Pois bem, deu-se início ao uso dos demais termos para classificar aberturas maiores do que 1,0 mm. E como não existe orientação da norma, as classificações como rachadura, fenda e brecha, foram criadas e cada autor definiu a amplitude que bem entendeu.
O segundo capítulo desta história ocorreu em 2010, com revisão da ABNT NBR 9575 – impermeabilização e Projeto, que simplesmente acabou que essa definição. A norma alterou o conceito de fissuras e na definição de trinca refere-se diretamente ao item de fissura.

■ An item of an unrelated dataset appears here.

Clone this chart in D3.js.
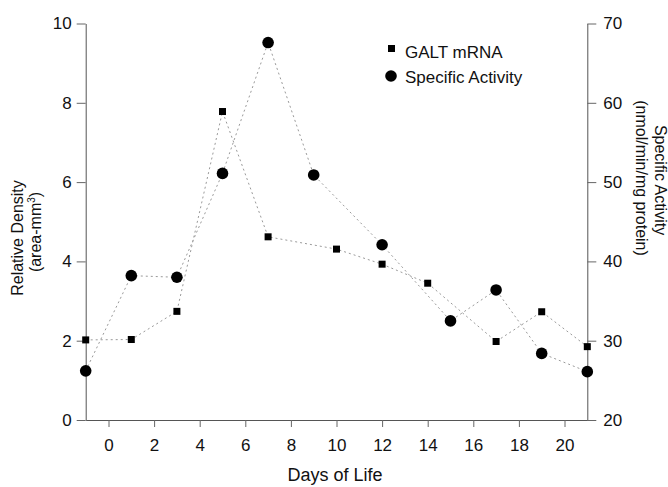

3.37 fissura no substrato: abertura ocasionada por deformações ou deslocamentos do substrato, que pode ser classificada em estática ou dinâmica- cíclica, finita ou infinita – e cuja amplitude é variável (a seleção do tipo de impermeabilização deve prever a amplitude de abertura e classificação da fissura)

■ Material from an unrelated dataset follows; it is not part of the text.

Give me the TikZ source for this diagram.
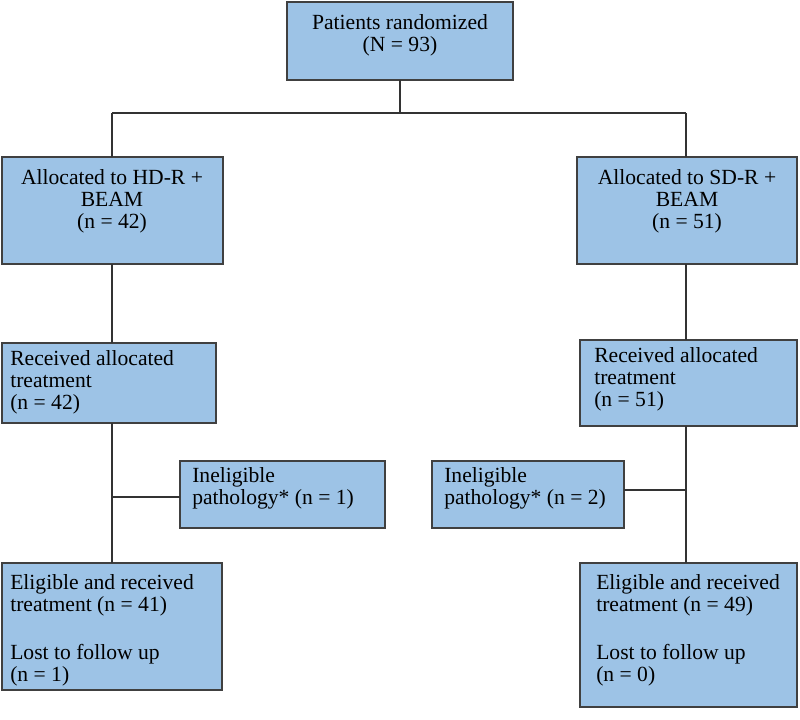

3.56 trinca: ver fissura, 3.37 (ABNT,2010)
Neste momento acabou-se qualquer definição sobre diferentes nomenclaturas para aberturas, mas essa história tem um novo capítulo em 2017 com a revisão da ABNT NBR 13755 - Revestimentos cerâmicos e paredes externas com utilização de argamassa de fachadas colante. A norma não esclarece o limite de amplitude para fissura, mas define que trinca são fissuras iguais ou maiores que 0,6mm. E agora temos um novo impasse.
3.17 fissura seccionamento na superfície ou em toda a seção transversal de um componente, com abertura capilar, provocado por tensões normais ou tangenciais. As fissuras podem ser classificadas como ativas (variação da abertura em função de movimentações higrotérmicas ou outras) ou passivas (abertura constante)
3.40 trinca expressão coloquial qualitativa aplicável a fissuras com abertura maior ou igual a 0,6 mm
Então, para a publicação mais recente da NBR 13755, todas as fissuras iguais ou maiores do que 0,6 mm podem ser definidas como trincas.
Mas ressalvo que a norma estabelece que o termo trinca é apenas uma expressão coloquial (popular ou informal) utilizada para se referir a fissuras que sejam maiores do que 0,59 mm. Assim, entendo que a norma não exclui a utilização do termo convencional, fissura, para aberturas de grandes amplitudes, mas apenas define um “codinome” que expressa a mesma definição.
Mas qual é a conclusão? Usar ou não usar os diferentes termos?
De forma objetiva, não há nenhuma razão para usar, e nem para não usar diferentes termos. A verdade é que a norma não cita os nomes rachadura, fenda ou brecha, e nem define com clareza o conceito de fissura e trinca.
Então, entendo que é algo estritamente da escolha do perito. Caso o engenheiro ou arquiteto entenda que seja necessário a diferenciação dos termos devido a amplitude, fica a seu critério utilizar essas terminologias. Porém, caso não veja a necessidade e opte por denominar todas as aberturas de fissura, trinca ou rachadura, não há problema.
Caso o perito escolha diferenciar os termos, deve deixar a diferença bastante clara logo no começo do laudo, para que o destinatário do documento não fique confuso com as diversas nomenclaturas.
No meu entender, acredito que o uso de uma nomenclatura é a melhor opção. Pois o objetivo da redação é produzir um laudo que seja facilmente compreendido, e por isso entendo que o uso de um termo é menos confuso. É mais simples explicar que existem fissuras de 0.1mm, 1.2 mm e 4.0 mm, do que explicar que existe uma fissura, uma rachadura e uma fenda e que esses termos estão conceituados no começo do laudo. Devemos facilitar o entendimento.
Mas essa é a minha humilde opinião. O meu objetivo deste artigo foi apresentar as definições das normas e das literaturas, ficando a critério do perito a escolha do termo que melhor se adeque.